Listen to D’Lo for 20 minutes, and you’ll understand his promiscuity with the English language. His pescetarian diet includes “shrimps.” If it’s bad to be perceived as a man in the women’s bathroom, it’s “worser” if you’re seen as a black man. Angelina Jolie is somebody he’d like to “pregnify.”

The diction is intentional, he says: “We have to find our own way in language.” D’Lo’s second-generation immigrant tongue pronounces “lesbianesque” as “lesbian ex,” so his coping strategy is to “flip it and make it fast.”

D’Lo exaggerates the pronunciation or grammar idiosyncrasy until it becomes comedy. Even his name is evidence of this: It’s his amma’s riff on his given name (which begins with “Dil”) combined with his childhood love of pickles. When he turned 17 and began exploring hip-hop and music performance, the cutesy “Dillo Pickle” nickname transformed into his flintier MC name.

While he originally aspired to become a music producer (studying ethnomusicology at the University of California, Los Angeles), theater and performance gradually became the focus of his ambition. Today, he is one of a few touring transgender Asian American performers. “We’re not even a handful,” says Kit Yan, a Brooklyn-based spokenword poet who is also transgender and Asian American. “More like a peace sign-ful.”

Yan, who has toured with D’Lo, is familiar with the material and its effect on audiences. “At a D’Lo show, you spend the whole evening laughing your ass off, but you leave thinking about the deeper issues behind the comedy, like being a trans API person, family, racism and the celebration, weight and sadness sometimes attached with these things,” Yan says.

Many of D’Lo’s audiences are politically conscious people of color, but sometimes they miss the point, particularly when he plays with political correctness. Audience members have reacted negatively to a bit where he assesses the suitability of a partner by considering how well she “breeds.”

D’Lo appreciates this conscientiousness in the audiences he attracts, but he wants them to put down their dukes and relax. “The whole point of that joke is that I sound like a misogynistic male machine!” he says. D’Lo calls “D’FunQT” his “gift to the communities I identify with. I want to give my people a break. I’m trying to get people to exhale.”

It’s this gift for creating accepting spaces that makes him a popular host for events in the Asian American community (D’Lo was the MC of Hyphen’s Mr. Hyphen event in November 2011), the queer community or both, when those communities intersect. D’Lo was the master of ceremonies in an event in Washington, DC, for the National Queer Asian Pacific Islander Alliance, and Ben de Guzman, the group’s codirector of programs, says: “I made a drag debut in fabulous high heels that night and my feet were killing me, but D’Lo’s presence eased me onto the stage.”

Yet, D’Lo recognizes the limitations of the safe spaces created by his performances.

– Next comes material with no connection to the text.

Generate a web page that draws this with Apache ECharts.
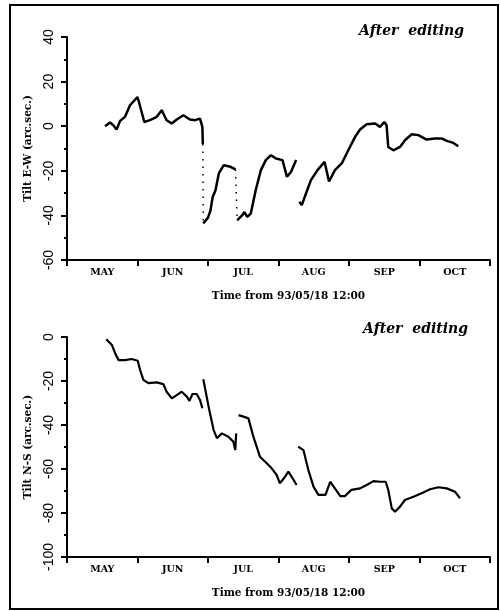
<!DOCTYPE html>
<html>
<head>
<meta charset="utf-8">
<script src="https://cdn.jsdelivr.net/npm/echarts@6/dist/echarts.min.js"></script>
<style>
  html, body { margin: 0; padding: 0; background: #fff; }
  #main { width: 500px; height: 611px; }
</style>
</head>
<body>
<div id="main"></div>
<script>
// month labels, centred between the 30-day ticks
let months = ['MAY', 'JUN', 'JUL', 'AUG', 'SEP', 'OCT'];

// Tilt E-W, days from 93/05/18 12:00 (null = gap)
let ewDays = [16.2, 18.3, 19.7, 21.1, 22.6, 24.7, 26.8, 30, 31, 32.9, 35.3, 38.2, 40.3, 41, 42.4, 44.6, 46.7, 49.5, 52.3, 54.5, 56.6, 57.6, 57.8,
    57.9,
    58, 60, 61, 62, 63.2, 64.6, 66.7, 69.6, 71.7,
    72,
    72.4, 74.6, 75.5, 76.7, 78.2, 80.3, 82.5, 84.6, 86.8, 88.9, 91.7, 93.6, 95.3, 97.5,
    98.2,
    98.9, 99.9, 101.7, 103.8, 106.6, 109.6, 111.5, 114, 116.9, 119.7, 122.6, 124.7, 127.5, 131.1, 133.2, 135, 136, 136.7, 138.9, 141.7, 143.8, 146.7, 149.5, 153, 156.6, 159.4, 161.6, 164.4, 166.5];
let ewValues = [0, 1.7, 0.4, -1.5, 2.4, 4.2, 9.4, 13.1, 9.4, 1.9, 2.7, 4.2, 7.2, 5.7, 2.7, 1.2, 3.0, 4.9, 3.0, 2.7, 3.4, -0.3, -8,
    null,
    -43.6, -41, -38, -31.7, -28.7, -21.2, -17.5, -18.2, -19.4,
    null,
    -42.2, -39.9, -38.5, -40.7, -39.2, -28.7, -19.7, -15.2, -13, -14.5, -15.2, -22.7, -20.5, -15.2,
    null,
    -33.9, -35.4, -30.2, -24.2, -19.7, -16, -24.8, -19.7, -16.7, -10.8, -4.8, -1.5, 0.9, 1.2, -0.3, 1.9, 0.4, -9.3, -10.8, -9.3, -6.3, -3.6, -4, -6, -5.5, -5.5, -6.6, -7.5, -9];

// dotted jumps in E-W
let ewJumpDays = [57.8, 58, 58.2, 71.7, 72.4];
let ewJumpValues = [-8, -43.6, null, -19.4, -42.2];

// Tilt N-S
let nsDays = [16.7, 19.1, 20.5, 21.9, 24.7, 27.5, 30.1, 31.1, 32.5, 34.6, 38.2, 41, 42.4, 44.6, 46.7, 48.8, 51, 52.1, 53.4, 55.2, 56.6, 57.6,
    57.8,
    58, 60.5, 62.4, 63.8, 65.9, 68.7, 70.8, 71.6, 72,
    72.5,
    73, 75.1, 77.2, 79.3, 82.1, 85, 87.1, 89.2, 90.6, 92.8, 94.2, 96, 97.7,
    98,
    98.4, 100.6, 102.7, 104.9, 107, 110, 112, 114, 116.3, 118.3, 121, 124.7, 127.5, 130.4, 133.2, 135.6, 136.7, 138.2, 139.6, 141.7, 143.8, 147.4, 150.9, 154.5, 158, 161.6, 165.1, 167.2];
let nsValues = [-1, -3.6, -7.4, -10.5, -10.5, -10, -10.8, -15, -19.5, -21, -20.6, -21.4, -24.9, -27.9, -26.4, -24.9, -27.1, -29, -25.9, -25.9, -28.6, -32.4,
    null,
    -19.2, -33, -42.3, -46, -43.8, -45.3, -47.6, -51.4, -43.8,
    null,
    -35.5, -36.2, -37, -45.3, -54.4, -57.4, -59.7, -62.7, -66.5, -63.5, -61.2, -64.2, -67.3,
    null,
    -49.8, -51.4, -60.5, -68, -71.8, -71.8, -65.8, -68.8, -72.3, -72.3, -69.5, -68.8, -67.3, -65.5, -65.8, -65.8, -69.5, -77.9, -79.4, -77.1, -74.1, -72.6, -71, -69.2, -68.3, -68.8, -70.3, -73.3];

function pairs(xs, ys) {
    return xs.map(function (x, i) { return [x, ys[i]]; });
}

let myChart = echarts.init(document.getElementById('main'));

let serifBold = { fontFamily: 'DejaVu Serif', fontWeight: 'bold', color: '#000' };

function timeAxis(gridIndex) {
    return {
        type: 'value', gridIndex: gridIndex, min: 0, max: 180, interval: 30,
        position: 'bottom',
        axisLine: { show: true, onZero: false, lineStyle: { color: '#000', width: 2 } },
        axisTick: { show: true, length: 6, lineStyle: { color: '#000', width: 2 } },
        axisLabel: { show: false },
        splitLine: { show: false }
    };
}

function monthAxis(gridIndex) {
    return {
        type: 'category', gridIndex: gridIndex, data: months, boundaryGap: true,
        position: 'bottom',
        axisLine: { show: false },
        axisTick: { show: false },
        axisLabel: Object.assign({ fontSize: 9.5, margin: 8 }, serifBold),
        name: 'Time from 93/05/18 12:00',
        nameLocation: 'middle',
        nameGap: 31,
        nameTextStyle: Object.assign({ fontSize: 10.5, padding: [0, 0, 0, 20] }, serifBold)
    };
}

function tiltAxis(gridIndex, min, max, name) {
    return {
        type: 'value', gridIndex: gridIndex, min: min, max: max, interval: 20,
        axisLine: { show: true, onZero: false, lineStyle: { color: '#000', width: 2 } },
        axisTick: { show: true, length: 6, lineStyle: { color: '#000', width: 2 } },
        minorTick: { show: true, splitNumber: 2, length: 3, lineStyle: { color: '#000', width: 2 } },
        axisLabel: { rotate: 90, fontSize: 14, fontFamily: 'Liberation Sans', color: '#000', margin: 11 },
        splitLine: { show: false },
        name: name,
        nameLocation: 'middle',
        nameGap: 30,
        nameTextStyle: Object.assign({ fontSize: 10.5 }, serifBold)
    };
}

let line = { type: 'line', showSymbol: false, symbol: 'none', connectNulls: false, animation: false,
    lineStyle: { color: '#000', width: 2.5 } };

let options = {
    backgroundColor: '#fff',
    animation: false,
    grid: [
        { left: 67, top: 37, width: 423, height: 223 },
        { left: 67, top: 337, width: 423, height: 220 }
    ],
    xAxis: [timeAxis(0), monthAxis(0), timeAxis(1), monthAxis(1)],
    yAxis: [
        tiltAxis(0, -60, 40, 'Tilt E-W (arc.sec.)'),
        tiltAxis(1, -100, 0, 'Tilt N-S (arc.sec.)')
    ],
    graphic: [
        { type: 'rect', shape: { x: 10, y: 5, width: 488, height: 604 },
          style: { fill: 'none', stroke: '#000', lineWidth: 2 } },
        { type: 'text', right: 36, top: 24,
          style: { text: 'After  editing', font: 'italic bold 14px "DejaVu Serif"', fill: '#000' } },
        { type: 'text', right: 32, top: 322,
          style: { text: 'After  editing', font: 'italic bold 14px "DejaVu Serif"', fill: '#000' } }
    ],
    series: [
        Object.assign({}, line, { xAxisIndex: 0, yAxisIndex: 0, data: pairs(ewDays, ewValues) }),
        Object.assign({}, line, { xAxisIndex: 0, yAxisIndex: 0, data: pairs(ewJumpDays, ewJumpValues),
            lineStyle: { color: '#000', width: 1.5, type: [1.5, 6] } }),
        Object.assign({}, line, { xAxisIndex: 2, yAxisIndex: 1, data: pairs(nsDays, nsValues),
            lineStyle: { color: '#000', width: 2.2 } })
    ]
};
myChart.setOption(options);
</script>
</body>
</html>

They can exhale in the company of like-minded folks for the 90 minutes of the show, but re-entry into the world afterward can be a rude shock. “I call it the ‘god-freak complex,’ ” he says, where you’re perceived as a desirable, attractive person in a small, isolated subculture but as a freak when out in the open.

He has advice for allies who want to support people like him. “If you’re hetero, be overly nice to the freaks,” he says. “Smile when you see us. Don’t act like you don’t know we deal with what we look like.”

D’Lo aspires to “take this queer trans body of mine into mainstream media” and to broaden the dominant cultural understanding of gender through television and film. “What makes me a freak is when I’m seen as a reflection of people’s worst everything − their nightmares, their children, their hidden desires, the thing that threatens their religion,” he says. But that’s not how he sees himself. “I could also be their best reflection. Genderqueer folks could show the way the world is changing to accept people who look different. That’s only a little bit of the magic that we have.”


Mandy Hu is a San Francisco-based lawyer and writer. She is on the board of the National Queer Asian Pacific Islander Alliance.